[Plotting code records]
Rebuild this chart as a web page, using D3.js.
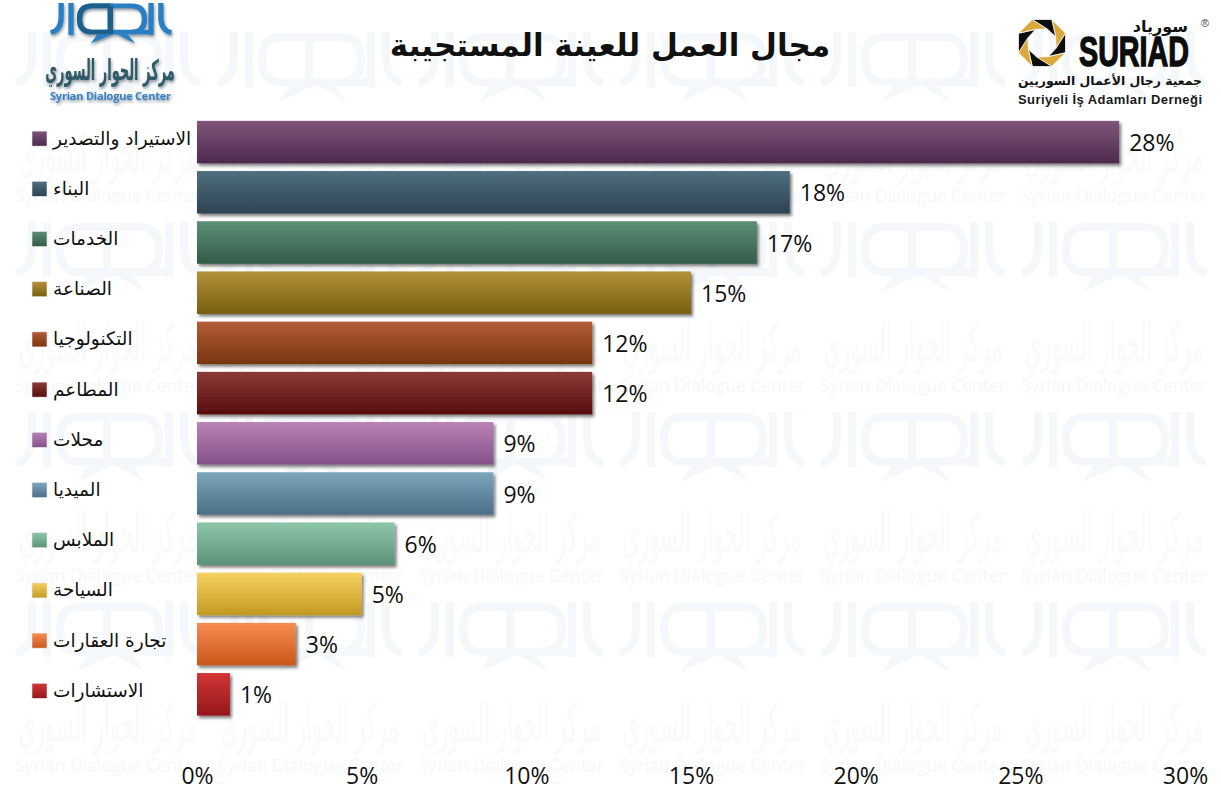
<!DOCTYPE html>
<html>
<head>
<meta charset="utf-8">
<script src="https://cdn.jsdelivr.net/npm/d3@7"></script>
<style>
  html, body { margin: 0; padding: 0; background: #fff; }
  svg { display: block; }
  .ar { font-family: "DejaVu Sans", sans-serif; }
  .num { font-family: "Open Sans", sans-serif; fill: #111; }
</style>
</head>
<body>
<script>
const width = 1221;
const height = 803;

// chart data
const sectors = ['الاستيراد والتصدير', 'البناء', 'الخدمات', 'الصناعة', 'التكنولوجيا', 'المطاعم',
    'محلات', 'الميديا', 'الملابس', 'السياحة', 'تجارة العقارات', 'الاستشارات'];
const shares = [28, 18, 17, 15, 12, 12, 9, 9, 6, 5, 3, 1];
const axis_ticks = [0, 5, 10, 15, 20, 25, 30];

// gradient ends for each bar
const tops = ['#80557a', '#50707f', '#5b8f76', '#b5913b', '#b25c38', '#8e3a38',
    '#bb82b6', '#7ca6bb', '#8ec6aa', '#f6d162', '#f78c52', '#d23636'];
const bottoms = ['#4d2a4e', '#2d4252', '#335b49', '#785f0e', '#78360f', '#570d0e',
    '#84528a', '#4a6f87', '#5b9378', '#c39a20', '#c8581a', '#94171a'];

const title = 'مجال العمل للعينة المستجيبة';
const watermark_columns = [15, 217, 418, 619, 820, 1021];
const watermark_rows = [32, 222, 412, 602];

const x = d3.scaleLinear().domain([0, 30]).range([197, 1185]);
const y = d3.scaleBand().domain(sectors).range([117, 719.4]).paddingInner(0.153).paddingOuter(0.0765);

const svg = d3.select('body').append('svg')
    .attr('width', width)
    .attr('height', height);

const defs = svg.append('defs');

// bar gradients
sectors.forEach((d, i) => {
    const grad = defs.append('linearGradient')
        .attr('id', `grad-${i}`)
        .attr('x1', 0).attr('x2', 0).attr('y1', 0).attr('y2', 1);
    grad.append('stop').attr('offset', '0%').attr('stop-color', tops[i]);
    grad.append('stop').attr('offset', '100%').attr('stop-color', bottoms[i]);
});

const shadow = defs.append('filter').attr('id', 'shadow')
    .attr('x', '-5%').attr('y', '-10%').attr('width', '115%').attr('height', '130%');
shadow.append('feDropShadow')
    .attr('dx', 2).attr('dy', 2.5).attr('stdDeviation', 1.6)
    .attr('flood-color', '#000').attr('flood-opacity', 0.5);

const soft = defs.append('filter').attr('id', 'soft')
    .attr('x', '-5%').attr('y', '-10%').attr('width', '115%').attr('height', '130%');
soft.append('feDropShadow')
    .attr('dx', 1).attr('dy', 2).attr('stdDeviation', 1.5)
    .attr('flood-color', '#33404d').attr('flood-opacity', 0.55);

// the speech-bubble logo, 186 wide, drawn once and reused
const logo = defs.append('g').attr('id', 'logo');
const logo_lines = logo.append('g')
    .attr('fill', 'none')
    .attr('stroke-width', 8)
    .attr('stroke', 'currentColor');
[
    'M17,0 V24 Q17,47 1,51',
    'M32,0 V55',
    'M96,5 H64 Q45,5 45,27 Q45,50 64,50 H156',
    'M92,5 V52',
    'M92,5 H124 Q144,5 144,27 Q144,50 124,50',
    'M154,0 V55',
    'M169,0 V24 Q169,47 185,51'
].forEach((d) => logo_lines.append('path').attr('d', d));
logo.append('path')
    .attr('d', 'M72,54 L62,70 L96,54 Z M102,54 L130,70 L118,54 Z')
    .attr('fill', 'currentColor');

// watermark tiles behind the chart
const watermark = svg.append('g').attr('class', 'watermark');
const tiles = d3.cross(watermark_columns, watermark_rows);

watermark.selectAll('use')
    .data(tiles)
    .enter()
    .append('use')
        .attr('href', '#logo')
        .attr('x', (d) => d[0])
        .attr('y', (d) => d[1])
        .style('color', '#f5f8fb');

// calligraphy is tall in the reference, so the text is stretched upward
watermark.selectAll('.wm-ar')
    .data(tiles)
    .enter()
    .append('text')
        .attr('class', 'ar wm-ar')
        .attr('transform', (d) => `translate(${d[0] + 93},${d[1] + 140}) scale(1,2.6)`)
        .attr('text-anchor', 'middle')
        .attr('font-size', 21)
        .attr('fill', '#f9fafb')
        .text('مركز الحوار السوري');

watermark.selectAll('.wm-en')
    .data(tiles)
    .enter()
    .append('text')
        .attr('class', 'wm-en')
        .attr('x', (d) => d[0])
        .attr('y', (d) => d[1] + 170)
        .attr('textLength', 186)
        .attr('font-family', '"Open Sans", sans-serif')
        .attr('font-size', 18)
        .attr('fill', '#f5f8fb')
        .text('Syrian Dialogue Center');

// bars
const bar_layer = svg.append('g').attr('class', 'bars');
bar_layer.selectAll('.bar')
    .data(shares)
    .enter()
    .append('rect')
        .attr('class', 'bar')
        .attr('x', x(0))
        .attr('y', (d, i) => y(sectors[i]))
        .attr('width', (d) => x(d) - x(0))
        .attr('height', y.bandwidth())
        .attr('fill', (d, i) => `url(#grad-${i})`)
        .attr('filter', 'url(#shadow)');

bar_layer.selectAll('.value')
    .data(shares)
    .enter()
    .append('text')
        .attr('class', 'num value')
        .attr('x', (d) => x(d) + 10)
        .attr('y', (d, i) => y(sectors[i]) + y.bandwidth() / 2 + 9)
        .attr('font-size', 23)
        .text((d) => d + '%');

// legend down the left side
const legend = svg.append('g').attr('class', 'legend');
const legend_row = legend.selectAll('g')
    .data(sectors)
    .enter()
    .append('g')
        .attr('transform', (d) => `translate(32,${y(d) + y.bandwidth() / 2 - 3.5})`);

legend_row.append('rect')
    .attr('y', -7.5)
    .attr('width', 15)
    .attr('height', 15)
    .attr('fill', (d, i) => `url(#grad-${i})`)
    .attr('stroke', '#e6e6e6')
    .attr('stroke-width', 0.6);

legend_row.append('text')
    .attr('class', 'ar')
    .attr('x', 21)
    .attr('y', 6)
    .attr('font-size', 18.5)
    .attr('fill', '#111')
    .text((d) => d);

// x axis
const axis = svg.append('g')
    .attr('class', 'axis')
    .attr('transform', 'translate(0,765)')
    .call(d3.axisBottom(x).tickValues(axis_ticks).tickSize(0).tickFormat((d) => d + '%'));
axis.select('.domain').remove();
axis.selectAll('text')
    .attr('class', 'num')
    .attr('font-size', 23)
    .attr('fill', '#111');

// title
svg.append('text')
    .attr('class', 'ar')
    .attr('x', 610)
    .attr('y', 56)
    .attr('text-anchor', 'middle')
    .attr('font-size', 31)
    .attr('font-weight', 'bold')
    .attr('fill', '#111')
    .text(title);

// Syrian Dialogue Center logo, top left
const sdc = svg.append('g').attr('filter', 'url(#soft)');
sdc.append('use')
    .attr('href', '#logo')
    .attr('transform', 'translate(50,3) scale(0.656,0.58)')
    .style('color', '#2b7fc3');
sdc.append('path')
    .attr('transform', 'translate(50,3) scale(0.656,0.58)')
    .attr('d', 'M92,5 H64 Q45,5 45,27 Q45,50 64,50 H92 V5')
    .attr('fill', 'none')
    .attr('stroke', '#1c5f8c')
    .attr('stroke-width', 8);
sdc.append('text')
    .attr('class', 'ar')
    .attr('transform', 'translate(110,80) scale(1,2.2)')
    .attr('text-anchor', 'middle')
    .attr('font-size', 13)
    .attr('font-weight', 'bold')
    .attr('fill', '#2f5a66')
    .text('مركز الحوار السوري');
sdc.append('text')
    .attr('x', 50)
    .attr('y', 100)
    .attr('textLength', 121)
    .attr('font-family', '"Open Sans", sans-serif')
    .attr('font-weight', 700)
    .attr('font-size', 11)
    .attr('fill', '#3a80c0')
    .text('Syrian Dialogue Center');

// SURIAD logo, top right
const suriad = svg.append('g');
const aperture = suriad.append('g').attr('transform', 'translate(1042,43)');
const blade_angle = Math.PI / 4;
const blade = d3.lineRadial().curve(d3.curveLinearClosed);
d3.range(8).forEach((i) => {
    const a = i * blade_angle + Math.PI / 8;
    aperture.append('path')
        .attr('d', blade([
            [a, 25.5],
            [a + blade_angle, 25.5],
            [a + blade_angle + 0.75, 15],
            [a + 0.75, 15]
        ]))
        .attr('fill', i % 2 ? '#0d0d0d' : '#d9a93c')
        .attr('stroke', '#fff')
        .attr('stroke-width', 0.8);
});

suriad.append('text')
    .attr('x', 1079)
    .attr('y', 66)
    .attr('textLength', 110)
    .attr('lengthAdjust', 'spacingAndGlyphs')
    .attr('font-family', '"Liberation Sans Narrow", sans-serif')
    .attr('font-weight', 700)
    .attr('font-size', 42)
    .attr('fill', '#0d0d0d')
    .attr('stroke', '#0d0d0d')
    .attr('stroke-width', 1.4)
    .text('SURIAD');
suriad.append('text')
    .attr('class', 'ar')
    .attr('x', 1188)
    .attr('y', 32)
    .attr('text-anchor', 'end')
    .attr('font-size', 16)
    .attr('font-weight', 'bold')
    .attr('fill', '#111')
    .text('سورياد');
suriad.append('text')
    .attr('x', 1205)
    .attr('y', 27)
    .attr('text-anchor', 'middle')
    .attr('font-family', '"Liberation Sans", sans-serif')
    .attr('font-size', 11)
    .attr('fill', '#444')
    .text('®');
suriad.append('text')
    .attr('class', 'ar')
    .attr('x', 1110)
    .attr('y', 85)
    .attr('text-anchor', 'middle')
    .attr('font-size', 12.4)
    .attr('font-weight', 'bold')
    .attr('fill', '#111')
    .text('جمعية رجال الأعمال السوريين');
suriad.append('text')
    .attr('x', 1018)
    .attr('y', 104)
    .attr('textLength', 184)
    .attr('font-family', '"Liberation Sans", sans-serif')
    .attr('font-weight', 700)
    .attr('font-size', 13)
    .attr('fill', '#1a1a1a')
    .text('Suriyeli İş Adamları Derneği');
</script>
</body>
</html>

--

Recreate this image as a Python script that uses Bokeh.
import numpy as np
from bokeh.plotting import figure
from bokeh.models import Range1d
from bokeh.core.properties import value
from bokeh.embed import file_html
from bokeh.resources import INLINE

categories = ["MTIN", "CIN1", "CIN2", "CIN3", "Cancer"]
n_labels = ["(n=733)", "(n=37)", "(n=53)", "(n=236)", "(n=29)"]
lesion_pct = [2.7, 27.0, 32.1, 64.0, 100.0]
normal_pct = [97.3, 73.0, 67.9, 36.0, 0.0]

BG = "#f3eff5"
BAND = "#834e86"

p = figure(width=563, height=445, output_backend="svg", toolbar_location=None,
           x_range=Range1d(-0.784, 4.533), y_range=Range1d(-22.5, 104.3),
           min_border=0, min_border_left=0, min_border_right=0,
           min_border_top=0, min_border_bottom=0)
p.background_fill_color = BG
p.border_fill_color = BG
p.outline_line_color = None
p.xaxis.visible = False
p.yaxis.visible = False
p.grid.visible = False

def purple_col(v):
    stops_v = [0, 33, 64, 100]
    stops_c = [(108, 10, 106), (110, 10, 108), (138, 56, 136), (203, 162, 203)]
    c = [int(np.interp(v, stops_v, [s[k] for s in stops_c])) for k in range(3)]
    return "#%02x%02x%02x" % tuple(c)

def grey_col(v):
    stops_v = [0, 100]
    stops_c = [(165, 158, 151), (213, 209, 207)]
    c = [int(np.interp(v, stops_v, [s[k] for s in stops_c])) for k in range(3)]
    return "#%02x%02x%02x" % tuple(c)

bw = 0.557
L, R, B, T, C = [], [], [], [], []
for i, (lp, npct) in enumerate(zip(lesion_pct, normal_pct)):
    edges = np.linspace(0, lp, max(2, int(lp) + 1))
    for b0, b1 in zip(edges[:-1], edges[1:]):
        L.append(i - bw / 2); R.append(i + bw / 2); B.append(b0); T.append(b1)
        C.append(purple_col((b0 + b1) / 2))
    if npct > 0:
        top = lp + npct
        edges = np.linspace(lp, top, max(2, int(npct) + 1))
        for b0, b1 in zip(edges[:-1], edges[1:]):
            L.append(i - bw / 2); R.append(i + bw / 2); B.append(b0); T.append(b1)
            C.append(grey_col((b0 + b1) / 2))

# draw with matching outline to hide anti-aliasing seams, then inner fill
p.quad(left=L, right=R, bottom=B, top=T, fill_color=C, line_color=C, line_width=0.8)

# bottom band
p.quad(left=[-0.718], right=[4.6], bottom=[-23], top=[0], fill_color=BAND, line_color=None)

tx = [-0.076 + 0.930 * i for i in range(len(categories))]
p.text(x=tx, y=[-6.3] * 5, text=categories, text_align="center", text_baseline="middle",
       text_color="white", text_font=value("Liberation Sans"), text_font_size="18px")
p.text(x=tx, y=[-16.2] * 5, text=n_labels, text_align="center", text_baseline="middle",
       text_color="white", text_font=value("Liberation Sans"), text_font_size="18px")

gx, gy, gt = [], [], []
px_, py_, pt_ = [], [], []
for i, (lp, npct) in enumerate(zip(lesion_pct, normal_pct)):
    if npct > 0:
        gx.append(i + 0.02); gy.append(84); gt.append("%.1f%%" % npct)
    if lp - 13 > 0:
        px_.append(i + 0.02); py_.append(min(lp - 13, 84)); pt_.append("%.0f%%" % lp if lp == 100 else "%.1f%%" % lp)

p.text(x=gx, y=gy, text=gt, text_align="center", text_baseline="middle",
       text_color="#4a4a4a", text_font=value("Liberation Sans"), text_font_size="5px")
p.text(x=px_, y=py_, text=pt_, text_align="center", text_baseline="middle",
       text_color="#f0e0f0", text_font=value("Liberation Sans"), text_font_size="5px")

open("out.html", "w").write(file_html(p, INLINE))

▶ **EXERCISE GOAL**
Tally the lines in the listing that hold "script" and report the number alone.

▶ **IN RESPONSE**
4